=== SOURCE MATERIAL ===

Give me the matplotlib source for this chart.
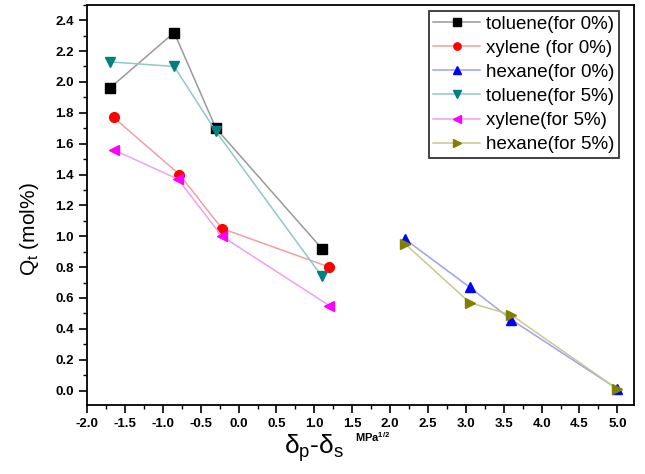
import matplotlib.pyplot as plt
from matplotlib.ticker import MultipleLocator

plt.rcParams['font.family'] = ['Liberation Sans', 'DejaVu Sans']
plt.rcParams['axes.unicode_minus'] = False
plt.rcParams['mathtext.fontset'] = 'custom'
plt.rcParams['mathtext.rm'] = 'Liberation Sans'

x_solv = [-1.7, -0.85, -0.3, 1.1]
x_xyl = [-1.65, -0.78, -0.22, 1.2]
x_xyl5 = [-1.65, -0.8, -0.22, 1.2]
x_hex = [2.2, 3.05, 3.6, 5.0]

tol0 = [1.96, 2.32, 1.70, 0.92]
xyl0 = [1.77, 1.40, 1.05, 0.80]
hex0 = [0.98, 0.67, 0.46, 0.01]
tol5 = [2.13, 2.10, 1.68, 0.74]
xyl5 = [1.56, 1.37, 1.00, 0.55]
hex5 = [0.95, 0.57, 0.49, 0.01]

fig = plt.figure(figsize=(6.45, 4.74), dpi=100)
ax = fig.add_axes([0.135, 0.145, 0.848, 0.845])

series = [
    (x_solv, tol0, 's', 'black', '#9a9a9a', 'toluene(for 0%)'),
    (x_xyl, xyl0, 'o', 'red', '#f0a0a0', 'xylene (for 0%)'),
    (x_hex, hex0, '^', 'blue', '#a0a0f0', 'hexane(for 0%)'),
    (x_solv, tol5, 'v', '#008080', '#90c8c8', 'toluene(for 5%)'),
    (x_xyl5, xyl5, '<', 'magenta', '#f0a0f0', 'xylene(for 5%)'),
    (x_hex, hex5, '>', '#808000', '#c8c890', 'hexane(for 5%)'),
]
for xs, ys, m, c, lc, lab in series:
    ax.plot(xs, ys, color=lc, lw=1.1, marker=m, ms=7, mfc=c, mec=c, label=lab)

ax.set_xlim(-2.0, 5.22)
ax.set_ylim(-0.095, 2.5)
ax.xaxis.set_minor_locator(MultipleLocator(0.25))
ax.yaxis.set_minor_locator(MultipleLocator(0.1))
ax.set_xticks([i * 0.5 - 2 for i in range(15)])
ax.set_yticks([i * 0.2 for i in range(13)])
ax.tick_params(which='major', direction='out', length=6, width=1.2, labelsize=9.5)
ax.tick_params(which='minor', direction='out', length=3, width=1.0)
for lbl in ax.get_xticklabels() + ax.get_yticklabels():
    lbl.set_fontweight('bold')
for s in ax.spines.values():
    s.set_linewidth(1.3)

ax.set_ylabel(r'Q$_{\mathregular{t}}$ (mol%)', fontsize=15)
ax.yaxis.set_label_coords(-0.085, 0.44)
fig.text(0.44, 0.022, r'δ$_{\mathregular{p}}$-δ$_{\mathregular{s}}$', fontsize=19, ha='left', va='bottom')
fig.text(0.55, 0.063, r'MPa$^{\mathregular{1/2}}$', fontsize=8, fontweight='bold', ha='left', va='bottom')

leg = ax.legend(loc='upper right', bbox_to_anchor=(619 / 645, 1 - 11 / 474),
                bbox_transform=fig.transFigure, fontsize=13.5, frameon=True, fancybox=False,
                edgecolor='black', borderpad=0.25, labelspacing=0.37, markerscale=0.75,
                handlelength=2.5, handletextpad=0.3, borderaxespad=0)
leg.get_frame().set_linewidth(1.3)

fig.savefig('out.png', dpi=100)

===

## TASK PROMPT
Repeat the lines above, starting at the first and stopping after the line that holds "x_hex = [2.2, 3.05, 3.6, 5.0]", with the pictures left out.

## ANSWER BELOW
Give me the matplotlib source for this chart.
import matplotlib.pyplot as plt
from matplotlib.ticker import MultipleLocator

plt.rcParams['font.family'] = ['Liberation Sans', 'DejaVu Sans']
plt.rcParams['axes.unicode_minus'] = False
plt.rcParams['mathtext.fontset'] = 'custom'
plt.rcParams['mathtext.rm'] = 'Liberation Sans'

x_solv = [-1.7, -0.85, -0.3, 1.1]
x_xyl = [-1.65, -0.78, -0.22, 1.2]
x_xyl5 = [-1.65, -0.8, -0.22, 1.2]
x_hex = [2.2, 3.05, 3.6, 5.0]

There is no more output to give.